▸ Work required
Search the listing below for the string "with" and copy every line where it occurs.

▸ Source data

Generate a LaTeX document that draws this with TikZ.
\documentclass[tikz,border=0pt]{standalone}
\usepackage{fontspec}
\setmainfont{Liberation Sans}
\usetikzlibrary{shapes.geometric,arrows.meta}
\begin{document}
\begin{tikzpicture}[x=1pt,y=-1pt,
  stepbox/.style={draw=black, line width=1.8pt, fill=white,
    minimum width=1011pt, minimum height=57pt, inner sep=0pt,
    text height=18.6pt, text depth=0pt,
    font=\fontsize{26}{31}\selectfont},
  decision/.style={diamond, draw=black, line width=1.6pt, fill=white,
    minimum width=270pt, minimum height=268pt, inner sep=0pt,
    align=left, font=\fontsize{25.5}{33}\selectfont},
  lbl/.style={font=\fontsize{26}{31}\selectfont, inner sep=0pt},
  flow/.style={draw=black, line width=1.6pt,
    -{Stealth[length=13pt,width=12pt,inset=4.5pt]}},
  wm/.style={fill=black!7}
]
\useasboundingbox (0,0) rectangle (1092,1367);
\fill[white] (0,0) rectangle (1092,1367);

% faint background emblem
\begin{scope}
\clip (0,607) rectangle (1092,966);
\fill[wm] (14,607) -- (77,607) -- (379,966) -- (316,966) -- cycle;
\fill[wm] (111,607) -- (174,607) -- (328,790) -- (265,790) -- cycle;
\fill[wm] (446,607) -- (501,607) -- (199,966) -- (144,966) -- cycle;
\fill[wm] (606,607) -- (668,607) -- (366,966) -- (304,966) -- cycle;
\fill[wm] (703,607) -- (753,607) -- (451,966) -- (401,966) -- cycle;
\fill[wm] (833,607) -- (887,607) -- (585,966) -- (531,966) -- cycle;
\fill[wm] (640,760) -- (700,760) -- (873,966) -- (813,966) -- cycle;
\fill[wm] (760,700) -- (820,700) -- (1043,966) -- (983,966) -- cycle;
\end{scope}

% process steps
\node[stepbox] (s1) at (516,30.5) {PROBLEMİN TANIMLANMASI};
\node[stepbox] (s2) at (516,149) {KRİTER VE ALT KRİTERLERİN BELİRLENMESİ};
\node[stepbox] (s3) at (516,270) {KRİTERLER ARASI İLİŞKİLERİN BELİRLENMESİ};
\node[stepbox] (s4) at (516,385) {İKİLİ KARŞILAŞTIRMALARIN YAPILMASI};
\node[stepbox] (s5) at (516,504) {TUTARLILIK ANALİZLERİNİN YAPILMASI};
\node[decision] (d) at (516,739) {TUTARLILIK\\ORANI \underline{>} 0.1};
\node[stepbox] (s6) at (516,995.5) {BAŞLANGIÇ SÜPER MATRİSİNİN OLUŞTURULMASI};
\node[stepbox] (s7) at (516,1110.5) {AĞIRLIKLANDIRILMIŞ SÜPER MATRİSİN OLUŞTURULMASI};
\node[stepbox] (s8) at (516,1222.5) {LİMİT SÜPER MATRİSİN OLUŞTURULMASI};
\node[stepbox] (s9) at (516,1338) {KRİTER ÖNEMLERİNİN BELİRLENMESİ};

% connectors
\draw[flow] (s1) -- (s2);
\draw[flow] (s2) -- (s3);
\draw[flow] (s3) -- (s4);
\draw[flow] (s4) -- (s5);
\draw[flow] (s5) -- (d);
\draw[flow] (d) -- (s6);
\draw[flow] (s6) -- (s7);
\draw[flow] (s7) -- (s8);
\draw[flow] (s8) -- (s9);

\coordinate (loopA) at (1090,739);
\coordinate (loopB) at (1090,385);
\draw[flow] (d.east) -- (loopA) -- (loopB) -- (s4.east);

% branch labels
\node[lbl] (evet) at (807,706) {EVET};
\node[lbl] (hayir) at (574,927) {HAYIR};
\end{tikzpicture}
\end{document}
==
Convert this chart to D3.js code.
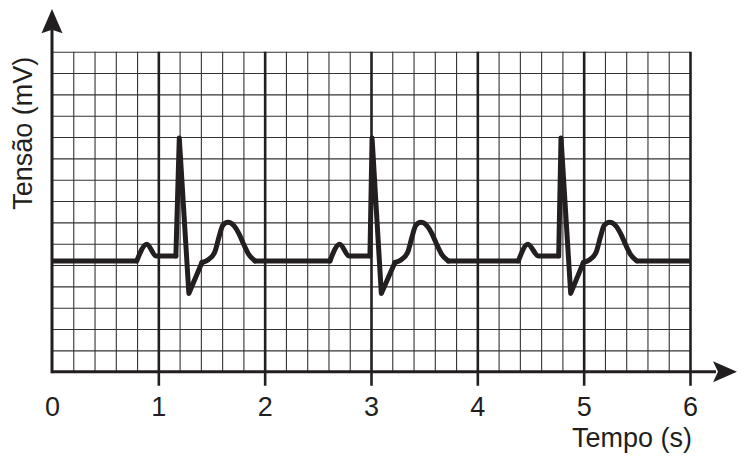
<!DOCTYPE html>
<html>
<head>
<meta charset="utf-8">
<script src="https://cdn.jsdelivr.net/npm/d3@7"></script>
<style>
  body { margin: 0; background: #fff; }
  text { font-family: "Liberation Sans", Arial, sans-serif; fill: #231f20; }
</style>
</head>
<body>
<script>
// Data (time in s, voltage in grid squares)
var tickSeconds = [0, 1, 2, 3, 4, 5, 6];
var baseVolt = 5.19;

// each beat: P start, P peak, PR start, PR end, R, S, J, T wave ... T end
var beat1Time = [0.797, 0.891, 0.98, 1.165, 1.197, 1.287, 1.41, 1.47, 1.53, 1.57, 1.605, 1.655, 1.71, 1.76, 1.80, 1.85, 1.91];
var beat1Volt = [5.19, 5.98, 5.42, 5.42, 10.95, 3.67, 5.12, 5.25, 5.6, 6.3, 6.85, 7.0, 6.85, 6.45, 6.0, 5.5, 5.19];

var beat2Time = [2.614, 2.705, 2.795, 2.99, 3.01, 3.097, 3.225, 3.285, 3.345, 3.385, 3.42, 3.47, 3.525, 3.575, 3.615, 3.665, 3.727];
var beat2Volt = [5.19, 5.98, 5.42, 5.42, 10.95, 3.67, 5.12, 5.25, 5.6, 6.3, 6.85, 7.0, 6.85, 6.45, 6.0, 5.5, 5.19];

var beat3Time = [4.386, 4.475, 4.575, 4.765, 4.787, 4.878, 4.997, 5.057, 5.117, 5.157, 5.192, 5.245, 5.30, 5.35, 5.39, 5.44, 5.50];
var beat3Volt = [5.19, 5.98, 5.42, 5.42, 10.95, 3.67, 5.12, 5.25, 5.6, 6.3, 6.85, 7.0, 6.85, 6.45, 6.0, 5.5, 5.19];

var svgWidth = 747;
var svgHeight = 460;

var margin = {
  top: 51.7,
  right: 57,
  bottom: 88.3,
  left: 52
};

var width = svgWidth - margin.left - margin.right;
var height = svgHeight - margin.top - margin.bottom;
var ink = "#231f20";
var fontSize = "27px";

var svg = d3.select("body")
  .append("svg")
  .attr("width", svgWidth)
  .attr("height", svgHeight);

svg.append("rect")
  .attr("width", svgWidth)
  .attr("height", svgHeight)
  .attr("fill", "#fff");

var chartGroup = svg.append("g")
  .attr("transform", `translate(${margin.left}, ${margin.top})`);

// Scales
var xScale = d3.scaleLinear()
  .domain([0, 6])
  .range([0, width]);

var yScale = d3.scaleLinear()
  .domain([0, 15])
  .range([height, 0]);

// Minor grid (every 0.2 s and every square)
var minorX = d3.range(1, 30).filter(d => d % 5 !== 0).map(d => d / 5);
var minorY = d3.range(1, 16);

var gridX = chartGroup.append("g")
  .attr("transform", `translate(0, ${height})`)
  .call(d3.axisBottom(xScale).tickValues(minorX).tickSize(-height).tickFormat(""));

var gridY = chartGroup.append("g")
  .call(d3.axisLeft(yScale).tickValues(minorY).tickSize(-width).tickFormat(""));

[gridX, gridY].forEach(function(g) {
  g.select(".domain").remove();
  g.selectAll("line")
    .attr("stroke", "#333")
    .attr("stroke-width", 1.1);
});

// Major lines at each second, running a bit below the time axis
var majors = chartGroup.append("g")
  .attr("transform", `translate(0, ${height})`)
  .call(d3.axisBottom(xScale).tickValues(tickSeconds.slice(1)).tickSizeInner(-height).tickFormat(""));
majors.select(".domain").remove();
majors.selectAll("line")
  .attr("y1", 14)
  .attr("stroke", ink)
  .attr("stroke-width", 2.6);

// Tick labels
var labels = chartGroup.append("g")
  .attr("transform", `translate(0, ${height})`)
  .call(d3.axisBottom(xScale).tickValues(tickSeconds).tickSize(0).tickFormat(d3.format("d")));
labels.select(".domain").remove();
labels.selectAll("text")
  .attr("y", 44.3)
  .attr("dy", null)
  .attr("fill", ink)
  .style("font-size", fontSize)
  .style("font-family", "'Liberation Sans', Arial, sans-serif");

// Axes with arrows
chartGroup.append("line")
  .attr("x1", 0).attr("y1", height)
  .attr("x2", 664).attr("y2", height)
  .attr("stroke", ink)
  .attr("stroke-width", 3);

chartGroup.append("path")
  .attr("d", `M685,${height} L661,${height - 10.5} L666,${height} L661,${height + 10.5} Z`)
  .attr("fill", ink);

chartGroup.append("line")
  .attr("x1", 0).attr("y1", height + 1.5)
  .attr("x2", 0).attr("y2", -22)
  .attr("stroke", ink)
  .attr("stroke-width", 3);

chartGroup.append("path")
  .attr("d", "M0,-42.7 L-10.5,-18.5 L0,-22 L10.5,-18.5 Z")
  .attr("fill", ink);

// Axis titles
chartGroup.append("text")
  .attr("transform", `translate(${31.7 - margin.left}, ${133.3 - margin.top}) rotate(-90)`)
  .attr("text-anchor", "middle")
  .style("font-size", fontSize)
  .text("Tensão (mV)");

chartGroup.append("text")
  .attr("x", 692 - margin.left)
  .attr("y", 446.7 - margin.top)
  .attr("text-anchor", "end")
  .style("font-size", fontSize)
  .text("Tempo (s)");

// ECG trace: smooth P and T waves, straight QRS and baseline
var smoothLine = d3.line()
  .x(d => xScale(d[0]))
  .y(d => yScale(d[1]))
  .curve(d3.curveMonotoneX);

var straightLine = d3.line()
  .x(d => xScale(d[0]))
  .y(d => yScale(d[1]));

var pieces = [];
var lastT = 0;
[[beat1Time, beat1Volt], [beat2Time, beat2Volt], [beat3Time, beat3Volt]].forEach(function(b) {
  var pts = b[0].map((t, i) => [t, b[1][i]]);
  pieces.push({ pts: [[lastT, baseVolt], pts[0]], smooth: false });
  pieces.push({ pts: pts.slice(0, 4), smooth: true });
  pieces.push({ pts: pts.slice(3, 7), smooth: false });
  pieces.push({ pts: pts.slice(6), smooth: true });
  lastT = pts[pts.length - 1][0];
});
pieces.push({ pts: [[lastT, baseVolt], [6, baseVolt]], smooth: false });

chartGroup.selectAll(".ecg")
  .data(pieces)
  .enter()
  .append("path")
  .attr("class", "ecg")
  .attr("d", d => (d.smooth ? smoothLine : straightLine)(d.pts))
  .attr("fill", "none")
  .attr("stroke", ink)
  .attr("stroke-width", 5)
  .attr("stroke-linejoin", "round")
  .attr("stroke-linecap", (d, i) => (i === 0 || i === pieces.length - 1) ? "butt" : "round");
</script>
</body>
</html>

▸ Task result
Generate a LaTeX document that draws this with TikZ.
// Axes with arrows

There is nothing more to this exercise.